The PUC proposes instead to adopt a structure that it calls a "central buyer model," whereby the RTO/ISO/ITP determines the capacity required for the market as a whole through an auction, and then buys the commitments needed to provide that product for the relevant period. There would be no direct link between any particular load and any particular capacity; that would be "impractical and illogical," the PUC says.


Says states lack access to data needed to make market-monitoring work on all levels. Notes that PJM has a 6-month moratorium on release of MM information to state regulators, and then can release only the fact of market abuse-not the identity of the culprit. Says New York has a three-month moratorium, while New England keeps information confidential for seven days. By contrast, the Midwest ISO prohibits all state regulatory access to MM information, forever. "This situation is unconscionable," says Ohio.


As the PUC explains, ERCOT lacks a day-ahead energy market (DAM) and in the past has tried to manage congestion on a zonal basis (as California tried to do and failed).

Now, however, the PUC claims that its Market Oversight Division has developed and implemented a system for congestion management that is based not on nodal locational marginal pricing (LMP) but on an administrative assignment of hypothetical congestion charges needed to achieve a pre-determined, formulaic optimization of the transmission grid.

Texas fears that, like California, zonal congestion management method in ERCOT has led to a "dec game" (manipulation of decremental bids).
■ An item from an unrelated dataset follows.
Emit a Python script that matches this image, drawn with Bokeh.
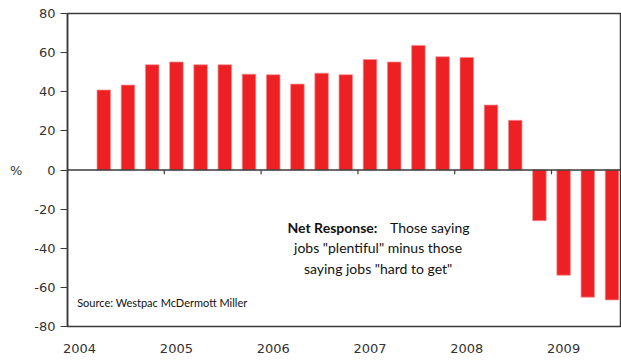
from bokeh.plotting import figure
from bokeh.models import (Span, Label, FixedTicker, LinearAxis, ColumnDataSource, Range1d)
from bokeh.embed import file_html
from bokeh.resources import INLINE

# ---- data ----
years = [2004, 2004, 2004, 2005, 2005, 2005, 2005, 2006, 2006, 2006, 2006,
         2007, 2007, 2007, 2007, 2008, 2008, 2008, 2008, 2009, 2009, 2009]
quarters = [2, 3, 4, 1, 2, 3, 4, 1, 2, 3, 4, 1, 2, 3, 4, 1, 2, 3, 4, 1, 2, 3]
net_response = [40.9, 43.4, 53.8, 55.2, 53.8, 53.8, 49.0, 48.7, 43.9, 49.5, 48.7,
                56.5, 55.2, 63.7, 57.9, 57.5, 33.2, 25.4, -25.9, -53.8, -65.0, -66.4]
year_labels = ["2004", "2005", "2006", "2007", "2008", "2009"]
y_ticks = [-80, -60, -40, -20, 0, 20, 40, 60, 80]
y_tick_labels = ["-80", "-60", "-40", "-20", "0", "20", "40", "60", "80"]

xpos = [y + (q - 0.5) / 4 for y, q in zip(years, quarters)]
src = ColumnDataSource(dict(x=xpos, top=net_response))
year_nums = [int(s) for s in year_labels]

AX = "#3a3a3a"
TXT = "#333333"

p = figure(width=621, height=360, output_backend="svg", toolbar_location=None,
           x_range=Range1d(2004.0, 2009.723), y_range=Range1d(-80, 80),
           min_border_left=67, min_border_right=0, min_border_top=13,
           min_border_bottom=34, y_axis_location=None, x_axis_location=None)
p.grid.visible = False
p.outline_line_color = AX
p.outline_line_width = 1.5
p.background_fill_color = "white"
p.border_fill_color = "white"

p.vbar(x="x", top="top", bottom=0, width=0.14, source=src,
       fill_color="#ED2024", line_color="#F29090", line_width=0.7)

# zero line and year tick marks
p.add_layout(Span(location=0, dimension="width", line_color=AX, line_width=1.5))
p.segment(x0=year_nums, x1=year_nums, y0=[0] * len(year_nums),
          y1=[-2.2] * len(year_nums), line_color=AX, line_width=1.2)

# left axis
ya = LinearAxis(ticker=FixedTicker(ticks=y_ticks))
ya.major_label_overrides = {t: s for t, s in zip(y_ticks, y_tick_labels)}
ya.axis_line_color = AX
ya.axis_line_width = 1.5
ya.major_tick_line_color = AX
ya.major_tick_out = 7
ya.major_tick_in = 0
ya.minor_tick_line_color = None
ya.major_label_standoff = 5
ya.major_label_text_font = "DejaVu Sans"
ya.major_label_text_font_size = "13px"
ya.major_label_text_color = TXT
ya.axis_label = "%"
ya.axis_label_orientation = "horizontal"
ya.axis_label_standoff = 9
ya.axis_label_text_font = "DejaVu Sans"
ya.axis_label_text_font_size = "13px"
ya.axis_label_text_font_style = "normal"
ya.axis_label_text_color = TXT
p.add_layout(ya, "left")

# bottom axis (labels only)
label_pos = [n + 0.125 for n in year_nums]
xa = LinearAxis(ticker=FixedTicker(ticks=label_pos))
xa.major_label_overrides = {lp: lab for lp, lab in zip(label_pos, year_labels)}
xa.axis_line_color = None
xa.major_tick_line_color = None
xa.minor_tick_line_color = None
xa.major_tick_out = 0
xa.major_tick_in = 0
xa.major_label_standoff = 17
xa.major_label_text_font = "DejaVu Sans"
xa.major_label_text_font_size = "13px"
xa.major_label_text_color = TXT
p.add_layout(xa, "below")

# annotation
FONT = "Lato"
p.add_layout(Label(x=2006.273, y=-29.6, text="Net Response:", text_font=FONT,
                   text_font_style="bold", text_font_size="14px", text_color="#111111",
                   text_align="left", text_baseline="middle"))
p.add_layout(Label(x=2008.153, y=-29.6, text="Those saying", text_font=FONT,
                   text_font_size="14px", text_color="#111111",
                   text_align="right", text_baseline="middle"))
p.add_layout(Label(x=2007.208, y=-39.8, text='jobs "plentiful" minus those', text_font=FONT,
                   text_font_size="14px", text_color="#111111",
                   text_align="center", text_baseline="middle"))
p.add_layout(Label(x=2007.208, y=-50.6, text='saying jobs "hard to get"', text_font=FONT,
                   text_font_size="14px", text_color="#111111",
                   text_align="center", text_baseline="middle"))
p.add_layout(Label(x=2004.10, y=-67.9, text="Source:  Westpac McDermott Miller",
                   text_font=FONT, text_font_size="11px", text_color="#111111",
                   text_align="left", text_baseline="middle"))

open("out.html", "w").write(file_html(p, INLINE))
Also, a huge amount (nearly 900 MW) of wind-powered generators has located unexpectedly in West Texas, on the wrong side of a major local transmission constraint, in reliance on faulty locational market signals supplied by the old zonal congestion system.

The PUC now says it has visions of creating an energy DAM with ex- ante pricing that would be operated privately, because with its newfangled congestion management system, the DAM could receive bids and execute dispatch without a security-constrained protocol.